E’ il caso della pianta più iconica della zona, la Suerza, la quercia da sughero: la Sughera, al femminile, come viene definita nell’ambiente, che è un po’ la “mamma” per antonomasia delle piante sarde. Resiliente, come usa dire oggi, al massimo grado e tenace nel dare frutti (il sughero) reiterati negli anni, base e sostegno di attività artigianali e industriali antiche ed anche modernissime che spesso profumano perfino di arte.

“Le ghiande della sughera – Quercus suber, in italiano quercia da sughero, in sardo Suerza n.d.r. – venivano utilizzate – leggiamo nel testo dell’Università di Sassari – come surrogato del caffè ed erano ritenute anche più pregiate delle altre querce”. Il sughero, viene inoltre sottolineato, “era molto ricercato per fare recipienti (ispesales), adibiti agli usi più disparati (e) la scorza presente sotto lo strato suberoso, ricca di tannini, veniva raccolta per la concia delle pelli”.

A questo punto è bello immaginare, almeno ci sembra, che “mamma Suerza” abbia con le sue ghiande, infuse nel pentolino magari riscaldato con il carbone tratto dal suo stesso legno, da sempre pregiato ed utilizzato per il peculiare potere calorico, rifocillato ab immemore – è una suggestione di chi scrive – stuoli di pastori e uomini della montagna portatori di una civiltà agro-pastorale antichissima che cerca di resistere come meglio può.

Ma il capitolo delle ghiande utilizzate, a parere nostro, anche e non solo in sostituzione del caffè, non è finito.

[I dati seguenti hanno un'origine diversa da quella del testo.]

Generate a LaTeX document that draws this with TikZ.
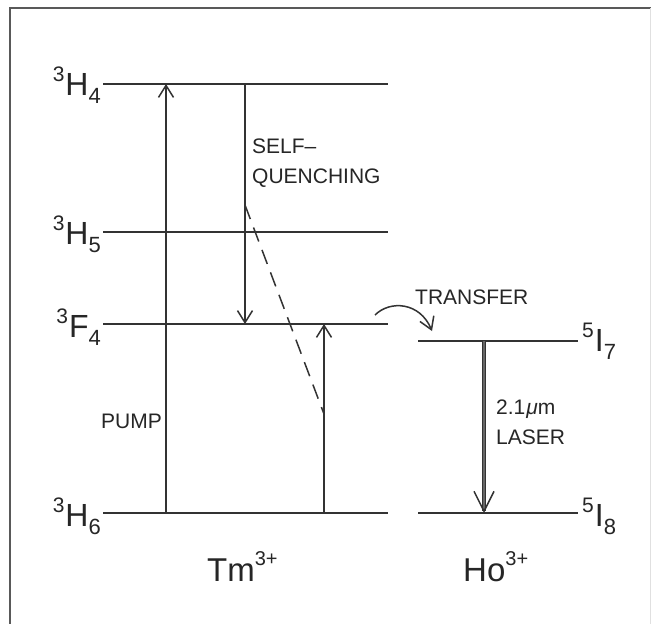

In quanto deve ancora fare il suo ingresso il Leccio – Quercus ilex, Eliche nell’idioma locale – la pianta più diffusa e conosciuta nel territorio di Dorgali e come tale ben presente nei fitotoponimi registrati nello studio che sostanzia queste note.

Le ghiande del leccio si utilizzavano come surrogato del caffè: si tostavano al forno, si macinavano e quindi si mettevano in infusione”. Il riferimento alla tostatura al forno si deve all’ampio uso della preparazione anche casalinga del pane, sia tradizionale che del ‘carasau’ tipico dei pastori. “Con il legno – precisa il testo universitario – veniva preparato un ottimo carbone, ma soprattutto si utilizzava come legna da ardere. Il legname idoneo era usato per costruire diverse parti del carro a buoi. La corteccia, ricca di tannini, si utilizzava per la concia delle pelli”.

Finiamo con un’ultima piccola curiosità, l’utilizzo dell’Artemisia arborescente (Artemisia arborescens, in sardo Atetu), o Assenzio aromatico, sempreverde perenne dalle foglie aromatiche bianco-argentee: “L’infuso ottenuto dalle varie parti aeree della pianta si beveva per combattere il mal di testa. Per lo stesso motivo si metteva un rametto nel caffè”.